Primary objectives for the design of conventional grapple type log skidding vehicles include minimizing the weight of the grapple and its supporting structure so as to maximize the vehicle's log payload and minimizing the height above the ground for the grapple and its supporting structure's center of gravity so as to maximize the skidder's stability for the positions assumable by such grapple and supporting structure. A further objective is to minimize the number of pin joints due to their expense and service requirements. U.S. Pat. No. 4,005,894 which issued Feb. 1, 1977, illustrates a log loader apparatus which includes a manipulatable, multi-boom grapple. The fluid ram for manipulating the lower boom is Joined at one end to the loader's turntable and the fluid ram for manipulating the upper boom is joined at one end to the lower boom. Such elevated disposition of the rams contribute to the vehicle's instability.

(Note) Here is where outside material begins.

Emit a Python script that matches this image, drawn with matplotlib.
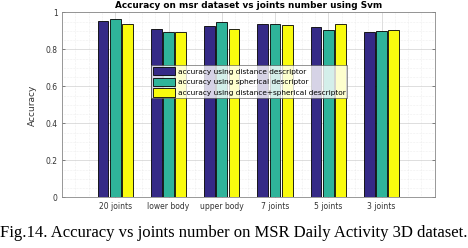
import matplotlib
matplotlib.use("Agg")
import matplotlib.pyplot as plt
import numpy as np
from matplotlib.ticker import MultipleLocator

categories = ["20 joints", "lower body", "upper body", "7 joints", "5 joints", "3 joints"]
dist = [0.953, 0.910, 0.926, 0.935, 0.919, 0.895]
spher = [0.964, 0.895, 0.946, 0.940, 0.904, 0.897]
both = [0.937, 0.895, 0.910, 0.931, 0.940, 0.904]
series_labels = ["accuracy using distance descriptor",
                 "accuracy using spherical descriptor",
                 "accuracy using distance+spherical descriptor"]
colors = ["#352A87", "#2FB49A", "#F9FB0E"]
yticks = [0, 0.2, 0.4, 0.6, 0.8, 1]
ytick_labels = ["0", "0.2", "0.4", "0.6", "0.8", "1"]

fig = plt.figure(figsize=(4.68, 2.48), dpi=100)
ax = fig.add_axes([0.1325, 0.204, 0.7965, 0.746])
x = np.arange(1, len(categories) + 1)
w = 0.2
for i, (vals, lab, c) in enumerate(zip([dist, spher, both], series_labels, colors)):
    ax.bar(x + (i - 1) * 0.23, vals, width=w, color=c, edgecolor="black",
           linewidth=0.6, label=lab, zorder=3)

ax.set_xlim(0, 7)
ax.set_ylim(0, 1)
ax.set_xticks(x)
ax.set_xticklabels(categories, fontsize=5.5, color="#333333")
ax.set_yticks(yticks)
ax.set_yticklabels(ytick_labels, fontsize=5.5, color="#333333")
ax.yaxis.set_minor_locator(MultipleLocator(0.05))
ax.xaxis.set_minor_locator(MultipleLocator(0.25))
ax.grid(True, which="major", color="#d0d0d0", linewidth=0.5, zorder=0)
ax.grid(True, which="minor", color="#e0e0e0", linewidth=0.4, linestyle=":", zorder=0)
ax.tick_params(which="both", direction="in", length=2, width=0.5, colors="#555555",
               right=True, top=False, labelcolor="#333333", pad=3)
ax.tick_params(which="minor", length=0)
for s in ax.spines.values():
    s.set_color("#888888")
    s.set_linewidth(0.6)
ax.set_ylabel("Accuracy", fontsize=6.5, color="#333333", labelpad=6)
ax.set_title("Accuracy on msr dataset vs joints number using Svm", fontsize=6.4,
             fontweight="bold", pad=3)
leg = ax.legend(loc="upper left", bbox_to_anchor=(0.24, 0.715), fontsize=5.3,
                frameon=True, fancybox=False, edgecolor="#444444",
                handlelength=3.0, handleheight=1.4, borderpad=0.25,
                labelspacing=0.28, handletextpad=0.3, borderaxespad=0)
leg.get_frame().set_linewidth(0.5)
leg.set_zorder(5)

fig.text(0.5, 0.06, "Fig.14. Accuracy vs joints number on MSR Daily Activity 3D dataset.",
         ha="center", va="center", fontsize=12, family="Liberation Serif")
fig.savefig("out.png", dpi=100, facecolor="white")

Such log loader is stationary during operation of its turntable and multiple booms and thus permits use of the illustrated outriggers to provide stability for it. Moreover, the fluid ram connected between the booms exerts bending stresses on the lower boom during operation which either decreases the life of that boom or necessitates the use of a heavier lower boom which results in a commensurately smaller workload.
In addition to the characteristics of reduced stability and smaller payload such apparatus would contribute to a skidder vehicle, a further disadvantage of such elevated boom manipulating fluid rams is the additional length of fluid lines needed as well as the extra shielding and associated weight of same required to protect the lines from hazards which are commonplace in a woods environment. Additionally, the extra pin joints and associated linkage between the grapple and elevated grapple tilting cylinder increase the apparatus' expense, further reduce its stability, and decrease the reliability of the utilizing vehicle.
The present invention is directed to overcoming one or more of the problems as set forth above.